MANUSIA mungkin bisa seperti robot. Tapi robot tidak akan bisa seperti manusia. Kenapa?
Banyak ahli yang mengkhawatirkan dengan perkembangan AI atau artificial intelligence. Mesin dengan kecerdasan buatan ini bahkan dinilai bisa melampaui kecerdasan manusia.
Suatu saat, robot bisa mengalahkan manusia karena kecerdasannya melampaui manusia. Mereka dikhawatirkan bukan selalu menjadi objek, melainkan menjadi subjek.
Film-film fiksi ilmiah tentang hal ini sudah tersebar begitu banyak. Dan akhirnya, kecerdasan buatan itu mulai memasuki sisi khusus manusia, yaitu rasa.
Apakah AI bisa merasakan seperti manusia merasakan sesuatu. Misalnya, merasa cinta, benci, senang, takut, berani, dan lainnya.
Di titik ini para ahli AI terus memperdebatkan tentang rasa itu. Sekali lagi, apakah AI bisa merasakan seperti manusia merasakan?
Sayangnya, ahli-ahli Barat hanya berkutat pada kemampuan berpikir manusia pada otak yang kemudian dimasukkan ke AI. Sebagian mereka berpendapat bahwa rasa itu ilusi. Tidak nyata.
Mereka lupa bahwa manusia berada di dua alam: nyata dan gaib. Otak itu memang nyata karena bagian dari fisik. Tapi rasa itu gaib karena ada di wilayah qalbu atau hati yang gaib.
Yang tergolong hal gaib di manusia itu antara lain ruh, jiwa, akal, dan hati itu sendiri. Berada di manakah hal-hal gaib itu dalam fisik manusia, wallahu a’lam bishowab. Hanya Allah yang tahu.
Hati atau qalbu identik dengan jantung secara fisik. Tapi jantung itu dalam wilayah fisik, sementara dunia hatinya tak seorang pun yang tahu. Misalnya, apakah di jantung atas, bawah, kanan, kiri, dan lainnya.
Bahkan dalam Al-Qur’an disebutkan bahwa memori dan organ berpikir itu bukan hanya otak. Justru ada pada hati.
“Dan sesungguhnya Kami jadikan untuk (isi) neraka jahanam kebanyakan dari jin dan manusia. Mereka mempunyai hati tapi tidak digunakan untuk memahami (ayat-ayat Allah)….” (QS. Al-A’raf: 179)
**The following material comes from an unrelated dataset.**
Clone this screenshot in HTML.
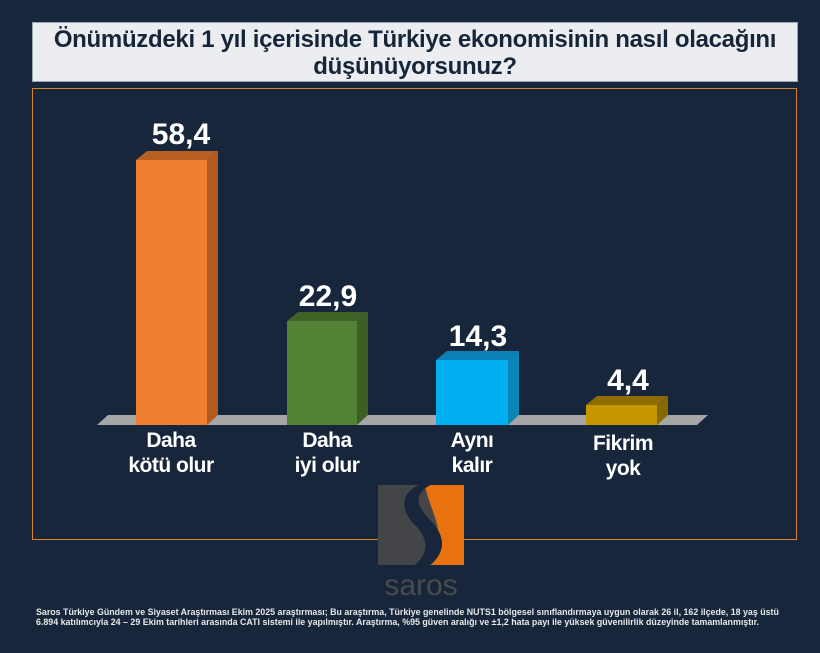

Jadi, hati bukan hanya tentang dunia rasa: cinta, benci, marah, takut, berani, dan lainnya.
Kembali ke tentang robot, apakah robot bisa memiliki hati? Sampai hari kiamat, rasanya, tak seorang yang mampu membuat hati buatan. Seperti mustahilnya membuat ruh buatan.
Tentang ruh dan hati saja tak seorang pun yang tahu, apalagi membuat artifisialnya.
Allah subhanahu wata’ala membatasi seseorang dengan hatinya sendiri. “…Ketahuilah bahwa sesungguhnya Allah membatasi antara manusia dan hatinya…” (QS. Al-Anfal: 24)
Rasulullah shallallahu ‘alaihi wasallam bersabda, “Wahai Ummu Salamah, tidaklah seorang anak Adam melainkan hatinya terletak di antara dua jari dari jari-jemari Allah. Siapa yang Dia kehendaki lurus, maka Dia akan meluruskannya. Dan siapa yang Dia kehendaki menyimpang, maka Dia akan menyimpangkannya.” (HR. At-Tirmidzi)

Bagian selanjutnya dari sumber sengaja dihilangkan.